Thursday, 21 February 2013

Herbert Samuel

Earlier this month there occurred the fiftieth anniversary of the death of Herbert Samuel. I wish I had done more than glance at the ODNB email on the actual anniversary, because Samuel was part of the great reforming Liberal government of the Edwardian era which I have referred to earlier (here for instance).

The ODNB biographer writes: "When the Liberals took office in December 1905, Samuel was appointed under-secretary at the Home Office. He was given wide latitude by the home secretary, Herbert Gladstone [son of William Ewart Gladstone, the 19th century Liberal prime minister], and succeeded in securing passage of several measures of social reform.
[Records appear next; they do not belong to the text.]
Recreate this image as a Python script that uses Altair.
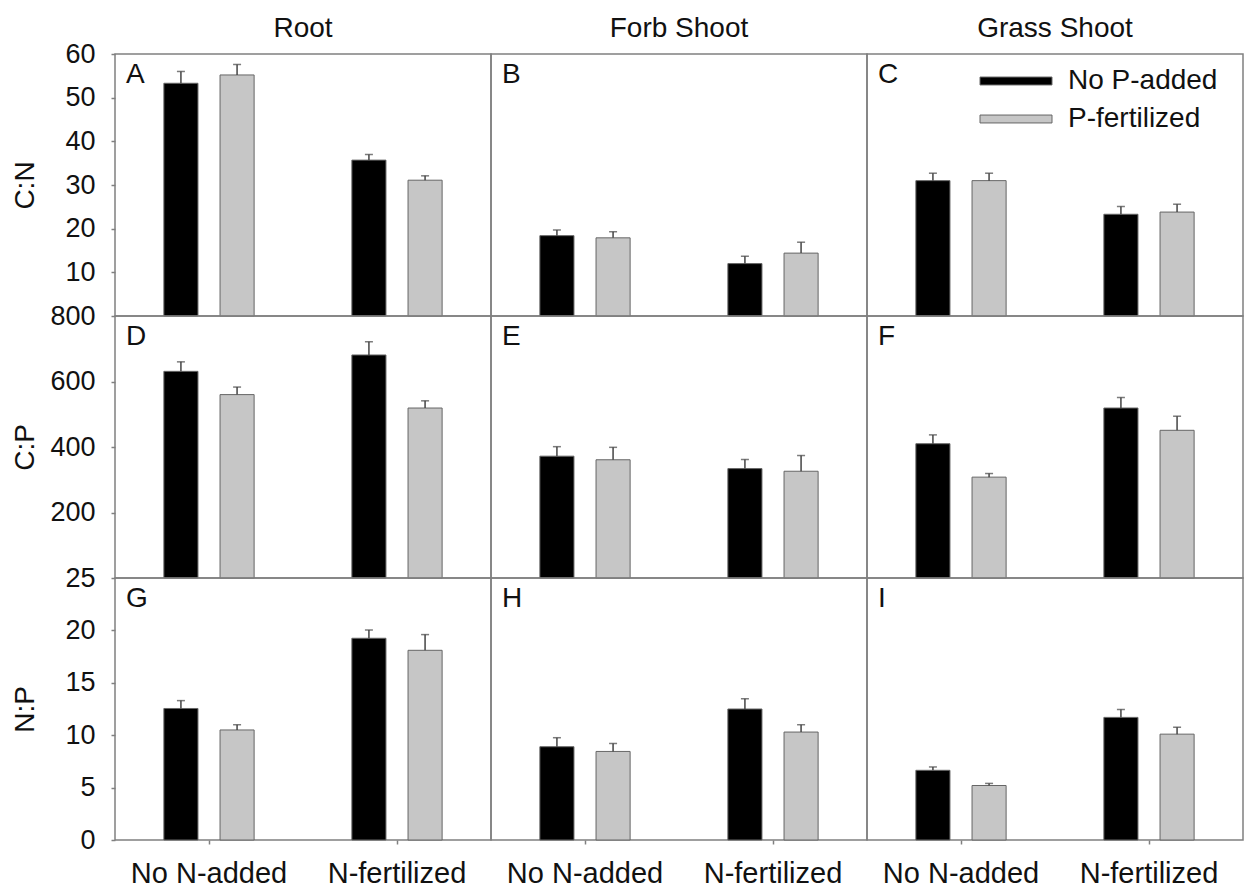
import altair as alt
import pandas as pd

tissues = ["Root", "Forb Shoot", "Grass Shoot"]
ratios = ["C:N", "C:P", "N:P"]
n_levels = ["No N-added", "N-fertilized"]
p_levels = ["No P-added", "P-fertilized"]
letters = ["A", "B", "C", "D", "E", "F", "G", "H", "I"]

# order in each list: (No N, No P), (No N, P), (N, No P), (N, P)
cn_root = [53.3, 55.2, 35.7, 31.1]
cn_root_se = [2.7, 2.4, 1.3, 1.0]
cn_forb = [18.4, 17.9, 12.0, 14.4]
cn_forb_se = [1.3, 1.4, 1.7, 2.5]
cn_grass = [31.0, 31.0, 23.3, 23.8]
cn_grass_se = [1.7, 1.7, 1.8, 1.8]

cp_root = [631, 560, 681, 519]
cp_root_se = [29, 23, 40, 22]
cp_forb = [372, 361, 334, 326]
cp_forb_se = [29, 38, 28, 48]
cp_grass = [410, 308, 519, 451]
cp_grass_se = [27, 11, 32, 43]

np_root = [12.55, 10.5, 19.25, 18.1]
np_root_se = [0.75, 0.5, 0.8, 1.5]
np_forb = [8.9, 8.45, 12.5, 10.3]
np_forb_se = [0.86, 0.76, 0.98, 0.7]
np_grass = [6.65, 5.2, 11.7, 10.1]
np_grass_se = [0.32, 0.2, 0.76, 0.66]

means = [[cn_root, cn_forb, cn_grass], [cp_root, cp_forb, cp_grass], [np_root, np_forb, np_grass]]
ses = [[cn_root_se, cn_forb_se, cn_grass_se], [cp_root_se, cp_forb_se, cp_grass_se], [np_root_se, np_forb_se, np_grass_se]]

y_domains = [[0, 60], [0, 800], [0, 25]]
y_ticks = [[10, 20, 30, 40, 50, 60], [200, 400, 600, 800], [0, 5, 10, 15, 20, 25]]

FONT = "Liberation Sans"
W, H = 376, 262
FRAME = "#808080"
ERR = "#444444"

legend = alt.Legend(title=None, orient="none", legendX=887, legendY=13,
                    symbolType="M-3,-0.33H3V0.33H-3Z", symbolSize=576,
                    symbolStrokeColor="#666666", symbolStrokeWidth=1,
                    labelFontSize=28, labelFont=FONT, labelColor="#111111",
                    labelOffset=38, rowPadding=10, padding=0)


def panel(r, c):
    vals = means[r][c]
    errs = ses[r][c]
    df = pd.DataFrame({
        "n": [n_levels[0]] * 2 + [n_levels[1]] * 2,
        "p": p_levels * 2,
        "mean": vals,
        "upper": [v + e for v, e in zip(vals, errs)],
    })
    base = alt.Chart(df)
    if r == 2:
        xaxis = alt.Axis(title=None, labelFontSize=29, labelFont=FONT, labelColor="#111111",
                         tickSize=4, tickColor=FRAME, tickWidth=1.5, domain=False,
                         labelPadding=15, labelAngle=0, grid=False)
    else:
        xaxis = None
    xs = alt.Scale(domain=n_levels, paddingInner=0.52, paddingOuter=0.26)
    x = alt.X("n:N", sort=n_levels, scale=xs, axis=xaxis)
    xo = alt.XOffset("p:N", sort=p_levels,
                     scale=alt.Scale(domain=p_levels, paddingInner=0.393, paddingOuter=0))
    ys = alt.Scale(domain=y_domains[r], nice=False, zero=True)
    if c == 0:
        yaxis = alt.Axis(title=ratios[r], values=y_ticks[r], labelFontSize=27, labelFont=FONT,
                         labelColor="#111111", tickSize=4, tickColor=FRAME, tickWidth=1.5,
                         domain=False, labelPadding=16, minExtent=70, titleFontSize=28,
                         titleFont=FONT, titleFontWeight="normal", titleColor="#111111",
                         titlePadding=6, grid=False)
    else:
        yaxis = None

    color = alt.Color("p:N", sort=p_levels,
                      scale=alt.Scale(domain=p_levels, range=["#000000", "#c6c6c6"]),
                      legend=legend)

    bars = base.mark_bar(stroke="#666666", strokeWidth=1).encode(
        x=x, xOffset=xo, y=alt.Y("mean:Q", scale=ys, axis=yaxis), color=color)
    rule = base.mark_rule(color=ERR, strokeWidth=1.5).encode(
        x=x, xOffset=xo, y=alt.Y("mean:Q", scale=ys, axis=yaxis), y2="upper:Q")
    cap = base.mark_tick(color=ERR, thickness=1.5, size=8, orient="horizontal").encode(
        x=x, xOffset=xo, y=alt.Y("upper:Q", scale=ys, axis=yaxis))
    lab = alt.Chart(pd.DataFrame({"letter": [letters[r * 3 + c]]})).mark_text(
        align="left", baseline="top", fontSize=28, font=FONT, color="#111111").encode(
        text="letter:N", x=alt.value(11), y=alt.value(7))

    layer = alt.layer(bars, rule, cap, lab).properties(width=W, height=H)
    if r == 0:
        layer = layer.properties(title=alt.TitleParams(tissues[c], fontSize=28, font=FONT,
                                                       fontWeight="normal", color="#111111",
                                                       offset=11 if c else -3, frame="group"))
    return layer


panels = [panel(r, c) for r in range(3) for c in range(3)]
chart = alt.concat(*panels, columns=3, spacing=0, bounds="flush").properties(
    background="white",
    padding={"left": 10, "top": 14, "right": 5, "bottom": 5},
).configure_view(stroke=FRAME, strokeWidth=1.5)

chart.save("out.html", embed_options={"renderer": "svg", "actions": False})
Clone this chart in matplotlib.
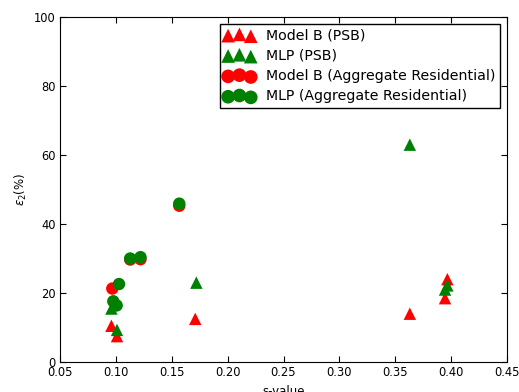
import matplotlib
matplotlib.use("Agg")
import matplotlib.pyplot as plt

# Model B / MLP errors on the PSB set and the aggregate residential set
psb_s_modelb = [0.096, 0.101, 0.171, 0.363, 0.3945, 0.3966]
psb_e_modelb = [10.5, 7.5, 12.5, 14.0, 18.5, 24.0]
psb_s_mlp = [0.096, 0.101, 0.172, 0.363, 0.3945, 0.3966]
psb_e_mlp = [15.5, 9.3, 23.0, 63.0, 21.0, 22.2]

agg_s_modelb = [0.0968, 0.1128, 0.122, 0.1567]
agg_e_modelb = [21.3, 29.7, 29.8, 45.3]
agg_s_mlp = [0.0977, 0.1007, 0.1028, 0.1128, 0.122, 0.1567]
agg_e_mlp = [17.6, 16.4, 22.6, 30.0, 30.4, 45.9]

xticks = [0.05, 0.10, 0.15, 0.20, 0.25, 0.30, 0.35, 0.40, 0.45]
yticks = [0, 20, 40, 60, 80, 100]

fig, ax = plt.subplots(figsize=(5.19, 3.92), dpi=100)
fig.subplots_adjust(left=0.1156, right=0.977, top=0.9566, bottom=0.0765)

ms = 80
ax.scatter(psb_s_modelb, psb_e_modelb, marker="^", s=ms, color="red",
           edgecolors="none", label="Model B (PSB)")
ax.scatter(psb_s_mlp, psb_e_mlp, marker="^", s=ms, color="green",
           edgecolors="none", label="MLP (PSB)")
ax.scatter(agg_s_modelb, agg_e_modelb, marker="o", s=ms, color="red",
           edgecolors="none", label="Model B (Aggregate Residential)")
ax.scatter(agg_s_mlp, agg_e_mlp, marker="o", s=ms, color="green",
           edgecolors="none", label="MLP (Aggregate Residential)")

ax.set_xlim(0.05, 0.45)
ax.set_ylim(0, 100)
ax.set_xticks(xticks)
ax.set_xticklabels([f"{v:.2f}" for v in xticks])
ax.set_yticks(yticks)
ax.tick_params(direction="in", top=True, right=True, labelsize=8.3,
               length=4, pad=3)
ax.set_xlabel("s-value", fontsize=8.5, labelpad=4)
ax.set_ylabel(r"$\epsilon_2$(%)", fontsize=8.5)

leg = ax.legend(loc="upper right", scatterpoints=3, fontsize=10.2,
                fancybox=False, framealpha=1, edgecolor="black",
                borderaxespad=0.5, borderpad=0.3, handlelength=2.2,
                handletextpad=0.8, labelspacing=0.45, markerscale=1.1)
leg.get_frame().set_linewidth(1.0)

fig.savefig("out.png", dpi=100)
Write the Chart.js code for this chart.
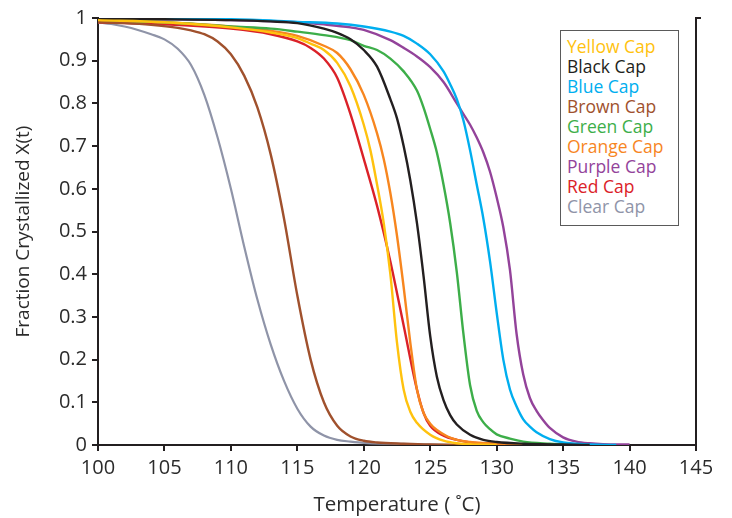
<!DOCTYPE html>
<html>
<head>
<meta charset="utf-8">
<script src="https://cdn.jsdelivr.net/npm/chart.js@4/dist/chart.umd.min.js"></script>
<style>
  html, body { margin: 0; padding: 0; background: #fff; }
  #wrap { position: relative; width: 732px; height: 518px; }
  #legend { position: absolute; left: 560px; top: 30px; width: 119px; height: 196px;
    border: 1.5px solid #5a5a5a; padding: 5px 0 0 6px; box-sizing: border-box;
    font-family: "Open Sans", sans-serif; font-size: 17.5px; line-height: 20px; background: #fff; }
  #legend div { white-space: nowrap; }
</style>
</head>
<body>
<div id="wrap">
  <canvas id="c" width="732" height="518"></canvas>
  <div id="legend"></div>
</div>
<script>
// ---- data ----
const seriesNames = ["Yellow Cap","Black Cap","Blue Cap","Brown Cap","Green Cap","Orange Cap","Purple Cap","Red Cap","Clear Cap"];
const seriesColors = ["#FFC20E","#231F20","#00AEEF","#A0512D","#3DAE49","#F7861F","#93439A","#DB2128","#8F94A8"];

const xTicks = [100,105,110,115,120,125,130,135,140,145];
const yTicks = [0,0.1,0.2,0.3,0.4,0.5,0.6,0.7,0.8,0.9,1];

const yellowT = [100,105,110,113,115,116,117,118,119,120,120.5,121,121.5,122,122.5,123,123.5,124,125,126,127,128,130];
const yellowX = [0.995,0.99,0.978,0.966,0.953,0.94,0.925,0.895,0.84,0.75,0.69,0.61,0.52,0.4,0.24,0.13,0.078,0.052,0.024,0.01,0.004,0.002,0];

const blackT = [100,105,110,113,115,117,118,119,120,121,122,122.5,123,123.5,124,124.5,125,125.5,126,126.5,127,128,129,130,132,135,137];
const blackX = [0.998,0.997,0.995,0.992,0.988,0.975,0.965,0.95,0.925,0.886,0.81,0.765,0.7,0.62,0.52,0.395,0.255,0.16,0.105,0.07,0.048,0.024,0.012,0.007,0.003,0.001,0];

const blueT = [100,105,110,115,118,120,122,123,124,125,126,126.5,127,127.5,128,128.5,129,129.5,130,130.5,131,131.5,132,132.5,133,134,135,136,137,139];
const blueX = [1.0,0.998,0.997,0.991,0.987,0.98,0.968,0.958,0.94,0.915,0.875,0.845,0.81,0.76,0.69,0.61,0.53,0.43,0.31,0.2,0.13,0.09,0.06,0.043,0.03,0.014,0.006,0.003,0.001,0];

const brownT = [100,102,104,106,107,108,109,110,111,112,113,114,115,116,117,118,119,120,121,123,125,128];
const brownX = [0.99,0.988,0.984,0.977,0.971,0.962,0.945,0.915,0.865,0.79,0.68,0.53,0.35,0.2,0.1,0.045,0.02,0.01,0.006,0.003,0.001,0];

const greenT = [100,105,110,113,115,117,119,120,121,122,123,124,124.5,125,125.5,126,126.5,127,127.5,128,128.5,129,129.5,130,131,132,134,136];
const greenX = [0.995,0.99,0.98,0.975,0.968,0.96,0.948,0.935,0.925,0.905,0.875,0.83,0.79,0.74,0.685,0.61,0.52,0.405,0.26,0.14,0.08,0.053,0.037,0.025,0.015,0.008,0.003,0];

const orangeT = [100,105,110,113,115,117,118,119,120,121,121.5,122,122.5,123,123.5,124,124.5,125,125.5,126.3,127,128,130,132,135];
const orangeX = [0.995,0.99,0.98,0.97,0.958,0.935,0.918,0.88,0.82,0.73,0.67,0.59,0.49,0.37,0.24,0.13,0.075,0.05,0.035,0.02,0.012,0.007,0.003,0.001,0];

const purpleT = [100,105,110,115,117,119,120,122,123,124,125,126,127,127.5,128,128.5,129,129.5,130,130.5,131,131.5,132,132.5,133,133.5,134,135,136,137,138,140];
const purpleX = [0.998,0.997,0.995,0.99,0.985,0.978,0.972,0.948,0.93,0.91,0.885,0.85,0.8,0.775,0.75,0.72,0.685,0.64,0.58,0.51,0.41,0.26,0.165,0.11,0.08,0.058,0.04,0.018,0.008,0.004,0.002,0.001];

const redT = [100,105,110,113,115,116,117,118,119,120,121,122,123,124,124.5,125,126,127,128,130,132,135];
const redX = [0.99,0.985,0.975,0.962,0.945,0.93,0.905,0.86,0.775,0.67,0.56,0.43,0.28,0.13,0.075,0.045,0.022,0.012,0.006,0.003,0.001,0];

const clearT = [100,101,102,103,104,105,106,107,108,109,110,111,112,113,114,115,116,117,118,119,120,122,125,128];
const clearX = [0.99,0.986,0.98,0.972,0.962,0.95,0.928,0.89,0.82,0.72,0.6,0.465,0.34,0.235,0.15,0.085,0.043,0.022,0.012,0.008,0.005,0.003,0.001,0];

const seriesT = [yellowT, blackT, blueT, brownT, greenT, orangeT, purpleT, redT, clearT];
const seriesX = [yellowX, blackX, blueX, brownX, greenX, orangeX, purpleX, redX, clearX];

// ---- chart ----
const axisColor = "#231F20";
const textColor = "#2b2b2b";
const fontFam = '"Open Sans", sans-serif';

const datasets = seriesNames.map((name, i) => ({
  label: name,
  data: seriesT[i].map((t, j) => ({ x: t, y: seriesX[i][j] })),
  borderColor: seriesColors[i],
  backgroundColor: seriesColors[i],
  borderWidth: i === 8 ? 2.2 : 2.4,
  pointRadius: 0,
  fill: false,
  cubicInterpolationMode: 'monotone'
}));

new Chart(document.getElementById('c'), {
  type: 'line',
  data: { datasets },
  options: {
    responsive: false,
    animation: false,
    layout: { padding: { top: 18, left: 0, right: 0, bottom: 0 } },
    plugins: { legend: { display: false }, tooltip: { enabled: false } },
    scales: {
      x: {
        type: 'linear', min: 100, max: 145,
        afterBuildTicks: s => { s.ticks = xTicks.map(v => ({ value: v })); },
        afterFit: s => { s.height = 73; },
        ticks: { color: textColor, font: { family: fontFam, size: 20 }, padding: 5, callback: v => String(v), maxRotation: 0, autoSkip: false },
        grid: { drawOnChartArea: false, drawTicks: true, tickLength: 6, color: axisColor, lineWidth: 2 },
        border: { display: true, color: axisColor, width: 2 },
        title: { display: true, text: 'Temperature ( ˚C)', color: textColor, font: { family: fontFam, size: 20.5 }, padding: { top: 0, bottom: 1 } }
      },
      y: {
        min: 0, max: 1,
        afterBuildTicks: s => { s.ticks = yTicks.map(v => ({ value: v })); },
        afterFit: s => { s.width = 98; },
        ticks: { color: textColor, font: { family: fontFam, size: 20 }, padding: 5, callback: v => String(v), autoSkip: false },
        grid: { drawOnChartArea: false, drawTicks: true, tickLength: 6, color: axisColor, lineWidth: 2 },
        border: { display: true, color: axisColor, width: 2 },
        title: { display: true, text: 'Fraction Crystallized X(t)', color: textColor, font: { family: fontFam, size: 19 }, padding: { top: 12, bottom: 0 } }
      },
      y2: {
        position: 'right', min: 0, max: 1,
        afterBuildTicks: s => { s.ticks = [{ value: yTicks[yTicks.length - 1] }]; },
        afterFit: s => { s.width = 36; },
        ticks: { display: false },
        grid: { drawOnChartArea: false, drawTicks: true, tickLength: 5, color: axisColor, lineWidth: 2 },
        border: { display: true, color: axisColor, width: 2 }
      }
    }
  }
});

// HTML legend generated from the series arrays
const lg = document.getElementById('legend');
seriesNames.forEach((n, i) => {
  const d = document.createElement('div');
  d.textContent = n;
  d.style.color = seriesColors[i];
  lg.appendChild(d);
});
</script>
</body>
</html>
His most significant achievement was the Children Act of 1908 (the 'Children's Charter'), which extended state responsibility to all children, ended child imprisonment, restricted corporal punishment, and instituted the first countrywide system of juvenile courts. A related measure in the same year established the 'Borstal' system of reformatory schools for juvenile offenders - Samuel claimed paternity of the neologism (so called after the first such institution at Borstal, in Kent). He was also responsible for the 1907 Probation of Offenders Act which, for the first time, created a national system of probation."

He later became postmaster-general in the Liberal government, during which he achieved one world first: an experimental air mail service - which however was judged a failure.